In my own experience, the most obvious and tangible place where I need to be invited is sharing guidance with others. This is where I have noticed myself getting into the most trouble in my relationships and meeting the most resistance – sharing uninvited opinions.
I have also found I need invitations to move environments — the last three places I’ve lived, including where I am now, have come through directly explicit invitations. And they have all happened with almost no resistance, proving to me it works.
When it comes to relationships, often the other person makes the first move. But within an established bond there is more nuance, whilst still respecting the mechanics. When it comes to other Projectors and Reflectors, it’s more a mutual dance of inviting and recognising each other.
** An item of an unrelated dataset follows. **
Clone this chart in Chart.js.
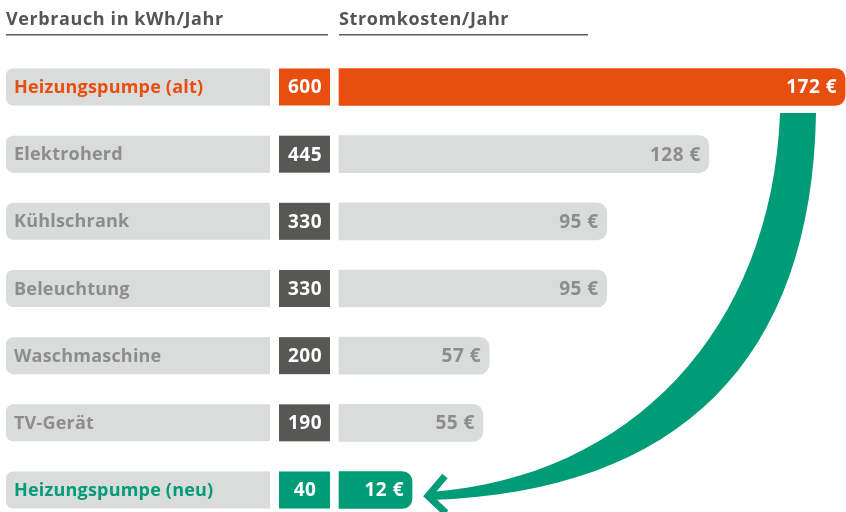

To be honest, I am still figuring out the invitation when it comes to work. I have been invited into various opportunities and gigs over the last few years, usually with long gaps in between. None of it has been a traditional “job” though, so I can’t verify from own experience what that would look like (although I know other Projectors who have been formally invited into traditional office jobs, so it’s definitely possible).
I think the most important thing to come back to is whether something feels like you’re forcing it, or if it feels like there is ease and a lack of resistance. I don’t get it right all the time, but I have become a lot more sensitive to when it’s my mind pushing, vs when it’s the mind’s interpretation of an invitation getting in the way of a real invitation.
Ultimately, the invitation is not meant to be disempowering. As a Projector, you still have to live your life; you still have to be an active participant in your life. It is through engaging with life, experimenting and observing what happens with curiosity, do you begin to gather evidence of how the invitation works for you.